Seven years later (Thing2 will be seven in October) I can still remember that moment in the doctor’s office as if it were seven minutes ago. At the beginning of the summer, I about it a lot as I huffed and puffed to the top of the driveway. On Labor Day, I thought about it again.
Labor Day Monday, Thing2 and I ran in a race together. I ran the 5K, and he ran the kid’s half-mile fun run. It was a friendly crowd of five thousand people, and there were about 200 kids in the fun run. I was excited for the 5K, but I was nervous for the fun run. Thing2 is a country boy – how would he deal with the four foot high surge of humanity flowing around the block? Would he be scared? Would he get discouraged if he got tired?
The starting gun went off, and I had my answer very quickly. Thing2 was at the back of the group, so we had time to get to the finish line. As he came around the corner, he briefly faltered, but the smile never left his face. He passed us, barely hearing our shouts of encouragement, and I realized that tears and not the soft drizzle were making my face wet.
Thing2 crossed the finish line and waited for us in the kids’ area. When we got to him, he had already collected his green ribbon. I hugged him and raced to the starting line of my own race. His smile never left my mind, and it propelled me – with a smile of my own – the entire 3.10 miles.

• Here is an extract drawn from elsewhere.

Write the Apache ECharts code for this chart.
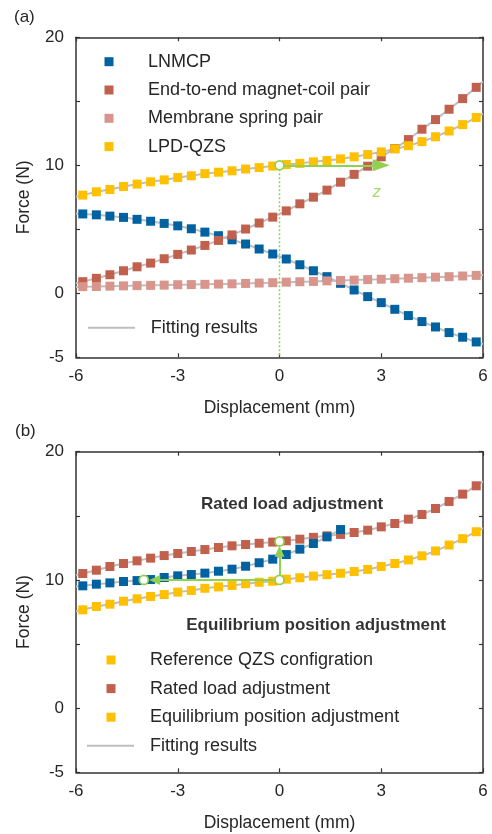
<!DOCTYPE html>
<html>
<head>
<meta charset="utf-8">
<script src="https://cdn.jsdelivr.net/npm/echarts@6/dist/echarts.min.js"></script>
<style>
html, body { margin: 0; padding: 0; background: #fff; }
#chart { width: 492px; height: 834px; }
</style>
</head>
<body>
<div id="chart"></div>
<script>
// Displacement samples (mm)
const displacement = [-5.8, -5.4, -5.0, -4.6, -4.2, -3.8, -3.4, -3.0, -2.6, -2.2,
  -1.8, -1.4, -1.0, -0.6, -0.2, 0.2, 0.6, 1.0, 1.4, 1.8,
  2.2, 2.6, 3.0, 3.4, 3.8, 4.2, 4.6, 5.0, 5.4, 5.8];
const shiftedDisplacement = [-5.8, -5.4, -5.0, -4.6, -4.2, -3.8, -3.4, -3.0, -2.6, -2.2,
  -1.8, -1.4, -1.0, -0.6, -0.2, 0.2, 0.6, 1.0, 1.4, 1.8];

// (a) force components (N)
const lnmcp = [6.20, 6.13, 6.03, 5.93, 5.78, 5.63, 5.46, 5.27, 5.04, 4.78,
  4.50, 4.18, 3.85, 3.46, 3.07, 2.68, 2.23, 1.76, 1.30, 0.78,
  0.26, -0.26, -0.73, -1.25, -1.74, -2.21, -2.63, -3.07, -3.43, -3.80];
const endToEndPair = [0.91, 1.17, 1.45, 1.76, 2.07, 2.36, 2.70, 3.04, 3.38, 3.74,
  4.13, 4.56, 5.02, 5.49, 5.95, 6.44, 6.99, 7.51, 8.06, 8.68,
  9.29, 9.93, 10.66, 11.31, 12.01, 12.82, 13.57, 14.38, 15.21, 16.09];
const membranePair = [0.52, 0.53, 0.56, 0.58, 0.60, 0.62, 0.64, 0.67, 0.68, 0.70,
  0.72, 0.74, 0.77, 0.80, 0.83, 0.87, 0.90, 0.93, 0.97, 1.00,
  1.03, 1.07, 1.10, 1.14, 1.18, 1.22, 1.26, 1.30, 1.35, 1.40];
const lpdQzs = [7.67, 7.93, 8.11, 8.34, 8.53, 8.71, 8.86, 9.05, 9.18, 9.35,
  9.46, 9.57, 9.71, 9.82, 9.94, 10.06, 10.15, 10.27, 10.37, 10.50,
  10.66, 10.84, 11.05, 11.28, 11.53, 11.85, 12.23, 12.68, 13.18, 13.73];

// (b) adjusted configurations (N)
const referenceQzs = [7.67, 7.93, 8.11, 8.34, 8.53, 8.71, 8.86, 9.05, 9.18, 9.35,
  9.46, 9.57, 9.71, 9.82, 9.90, 10.06, 10.17, 10.30, 10.41, 10.52,
  10.66, 10.82, 11.05, 11.28, 11.56, 11.88, 12.26, 12.72, 13.22, 13.76];
const ratedLoad = [10.50, 10.76, 11.05, 11.28, 11.49, 11.70, 11.90, 12.06, 12.22, 12.37,
  12.53, 12.66, 12.76, 12.86, 12.95, 13.05, 13.18, 13.32, 13.44, 13.55,
  13.70, 13.88, 14.14, 14.40, 14.74, 15.10, 15.57, 16.12, 16.69, 17.34];
const equilibriumShift = [9.54, 9.67, 9.77, 9.88, 9.95, 10.03, 10.19, 10.32, 10.42, 10.53,
  10.68, 10.84, 11.07, 11.34, 11.62, 11.98, 12.40, 12.84, 13.36, 13.93];

// Fitted curve values at the ends of the fitting range [start, end]
const lnmcpFitEnds = [6.22, -3.97];
const endToEndFitEnds = [0.78, 16.55];
const membraneFitEnds = [0.50, 1.43];
const lpdQzsFitEnds = [7.55, 14.03];
const referenceFitEnds = [7.55, 14.05];
const ratedLoadFitEnds = [10.36, 17.68];
const equilibriumFitStart = 9.48;

// Axis ticks
const xTicks = { min: -6, max: 6, step: 3 };
const yTicks = { min: -5, max: 20, step: 5 };
const yLabelled = [-5, 0, 10, 20];

const FONT = "'Liberation Sans', Arial, Helvetica, sans-serif";
const TEXT = '#262626';
const AXIS = '#333333';
const BLUE = '#0062A0', BROWN = '#C0604D', PINK = '#D9958C', YELLOW = '#FFC000';
const GREY = '#BEBEBE', GREEN = '#92D050';

const pairs = (xs, ys) => xs.map((x, i) => [x, ys[i]]);
const fitData = (xs, ys, ends) => [[xTicks.min, ends[0]], ...pairs(xs, ys), [xTicks.max, ends[1]]];

function xAxes(grid) {
  const base = {
    gridIndex: grid, type: 'value', min: xTicks.min, max: xTicks.max, interval: xTicks.step,
    axisLine: { show: true, onZero: false, lineStyle: { color: AXIS, width: 1.5 } },
    axisTick: { show: true, inside: true, length: 4, lineStyle: { color: AXIS, width: 1.2 } },
    splitLine: { show: false }
  };
  return [
    Object.assign({}, base, {
      position: 'bottom',
      axisLabel: { fontSize: 17, color: TEXT, margin: 11, fontFamily: FONT },
      name: 'Displacement (mm)', nameLocation: 'middle', nameGap: 42,
      nameTextStyle: { fontSize: 17.5, color: TEXT, fontFamily: FONT }
    }),
    Object.assign({}, base, { position: 'top', axisLabel: { show: false } })
  ];
}
function yAxes(grid) {
  const base = {
    gridIndex: grid, type: 'value', min: yTicks.min, max: yTicks.max, interval: yTicks.step,
    axisLine: { show: true, onZero: false, lineStyle: { color: AXIS, width: 1.5 } },
    axisTick: { show: true, inside: true, length: 4, lineStyle: { color: AXIS, width: 1.2 } },
    splitLine: { show: false }
  };
  return [
    Object.assign({}, base, {
      position: 'left',
      axisLabel: {
        fontSize: 17, color: TEXT, margin: 12, fontFamily: FONT,
        formatter: v => (yLabelled.indexOf(v) >= 0 ? String(v) : '')
      },
      name: 'Force (N)', nameLocation: 'middle', nameGap: 43,
      nameTextStyle: { fontSize: 17.5, color: TEXT, fontFamily: FONT }
    }),
    Object.assign({}, base, { position: 'right', axisLabel: { show: false } })
  ];
}

function fitSeries(grid, data) {
  return {
    name: 'Fitting results', type: 'line', xAxisIndex: grid * 2, yAxisIndex: grid * 2,
    data: data, showSymbol: false, symbol: 'none', silent: true, z: 1,
    itemStyle: { color: GREY }, lineStyle: { color: GREY, width: 2 }
  };
}
function markerSeries(grid, name, color, data) {
  return {
    name: name, type: 'scatter', xAxisIndex: grid * 2, yAxisIndex: grid * 2,
    data: data, symbol: 'rect', symbolSize: 9, silent: true, z: 2,
    itemStyle: { color: color, opacity: 1 }
  };
}
function arrowSeries(grid, from, to, head) {
  return {
    type: 'line', xAxisIndex: grid * 2, yAxisIndex: grid * 2, data: [], silent: true, z: 4,
    markLine: {
      silent: true, symbol: ['none', 'triangle'], symbolSize: head,
      label: { show: false },
      lineStyle: { color: GREEN, width: 2, type: 'solid' },
      itemStyle: { color: GREEN },
      data: [[{ coord: from }, { coord: to }]]
    }
  };
}
function ringSeries(grid, points) {
  return {
    type: 'scatter', xAxisIndex: grid * 2, yAxisIndex: grid * 2, data: points,
    symbol: 'circle', symbolSize: 9, silent: true, z: 6,
    itemStyle: { color: '#ffffff', borderColor: GREEN, borderWidth: 1.8, opacity: 1 }
  };
}
function noteSeries(grid, point, text, style) {
  return {
    type: 'scatter', xAxisIndex: grid * 2, yAxisIndex: grid * 2, data: [point],
    symbolSize: 1, silent: true, z: 7, itemStyle: { color: 'transparent' },
    label: Object.assign({ show: true, position: 'inside', formatter: text, fontFamily: FONT }, style)
  };
}

// Square-marker legend: 9px squares, text pushed right with padding
function squareLegend(left, top, gap, data) {
  return {
    orient: 'vertical', padding: 0, selectedMode: false, left: left, top: top, itemGap: gap,
    icon: 'rect', itemWidth: 9, itemHeight: 9, data: data,
    textStyle: { fontSize: 18, color: TEXT, fontFamily: FONT, lineHeight: 20, padding: [0, 0, 0, 29.5] }
  };
}
// Grey line legend entry for the fitted curves
function fitLegend(left, top, pad) {
  return {
    orient: 'vertical', padding: 0, selectedMode: false, left: left, top: top,
    icon: 'rect', itemWidth: 47, itemHeight: 2, data: ['Fitting results'],
    textStyle: { fontSize: 18, color: TEXT, fontFamily: FONT, lineHeight: 20, padding: [0, 0, 0, pad] }
  };
}

const option = {
  animation: false,
  backgroundColor: '#ffffff',
  textStyle: { fontFamily: FONT },
  grid: [
    { left: 76, right: 9, top: 37.3, height: 320, containLabel: false },
    { left: 76, right: 9, top: 451.7, height: 320.6, containLabel: false }
  ],
  xAxis: [...xAxes(0), ...xAxes(1)],
  yAxis: [...yAxes(0), ...yAxes(1)],
  legend: [
    squareLegend(104.5, 51.7, 8.3,
      ['LNMCP', 'End-to-end magnet-coil pair', 'Membrane spring pair', 'LPD-QZS']),
    fitLegend(88, 317.7, 10.7),
    squareLegend(106.5, 650, 8.6, [
      'Reference QZS configration',
      'Rated load adjustment',
      { name: 'Equilibrium position adjustment', itemStyle: { color: YELLOW } }
    ]),
    fitLegend(87, 735.7, 11)
  ],
  graphic: [
    { type: 'text', left: 14, top: 9, style: { text: '(a)', fontSize: 17, fill: TEXT, fontFamily: FONT } },
    { type: 'text', left: 15, top: 423, style: { text: '(b)', fontSize: 17, fill: TEXT, fontFamily: FONT } }
  ],
  series: [
    // (a)
    fitSeries(0, fitData(displacement, lnmcp, lnmcpFitEnds)),
    fitSeries(0, fitData(displacement, endToEndPair, endToEndFitEnds)),
    fitSeries(0, fitData(displacement, membranePair, membraneFitEnds)),
    fitSeries(0, fitData(displacement, lpdQzs, lpdQzsFitEnds)),
    markerSeries(0, 'LNMCP', BLUE, pairs(displacement, lnmcp)),
    markerSeries(0, 'End-to-end magnet-coil pair', BROWN, pairs(displacement, endToEndPair)),
    markerSeries(0, 'Membrane spring pair', PINK, pairs(displacement, membranePair)),
    markerSeries(0, 'LPD-QZS', YELLOW, pairs(displacement, lpdQzs)),
    {
      type: 'line', xAxisIndex: 0, yAxisIndex: 0, data: [[0, 10], [0, -5]],
      showSymbol: false, symbol: 'none', silent: true, z: 3,
      lineStyle: { color: GREEN, width: 1.5, type: [2, 2] }
    },
    arrowSeries(0, [0, 10], [3.0, 10], [12, 17]),
    ringSeries(0, [[0, 10]]),
    noteSeries(0, [2.87, 7.93], 'z', { fontSize: 17, fontStyle: 'italic', color: GREEN }),

    // (b)
    fitSeries(1, fitData(displacement, referenceQzs, referenceFitEnds)),
    fitSeries(1, fitData(displacement, ratedLoad, ratedLoadFitEnds)),
    fitSeries(1, [[xTicks.min, equilibriumFitStart], ...pairs(shiftedDisplacement, equilibriumShift)]),
    markerSeries(1, 'Reference QZS configration', YELLOW, pairs(displacement, referenceQzs)),
    markerSeries(1, 'Rated load adjustment', BROWN, pairs(displacement, ratedLoad)),
    markerSeries(1, 'Equilibrium position adjustment', BLUE, pairs(shiftedDisplacement, equilibriumShift)),
    arrowSeries(1, [0, 10], [-3.68, 10], [10, 11]),
    arrowSeries(1, [0, 10], [0, 12.23], [10, 11]),
    ringSeries(1, [[0, 10], [0, 13], [-4, 10]]),
    noteSeries(1, [0.37, 15.9], 'Rated load adjustment', { fontSize: 17, fontWeight: 'bold', color: '#000' }),
    noteSeries(1, [1.08, 6.47], 'Equilibrium position adjustment', { fontSize: 17, fontWeight: 'bold', color: '#000' })
  ]
};

const chart = echarts.init(document.getElementById('chart'), null, { renderer: 'canvas' });
chart.setOption(option);
</script>
</body>
</html>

Our runs were the culmination of a summer of fitness and following my kids around mountains and into dried-up waterfalls and down sandy beaches. It was a summer of being inspired to live better and do more with both my boys throughout. I ran my last half-mile, singing to my music and thinking about the upcoming kids’ winter sports, and that seven-year-old memory came back to me. This time, however, when I pictured the doctor’s office, it wasn’t the words on the chart that flashed in front of my eyes – it was the memory of the grainy black-and-white screen glowing with the image of my wriggling fountain of youth.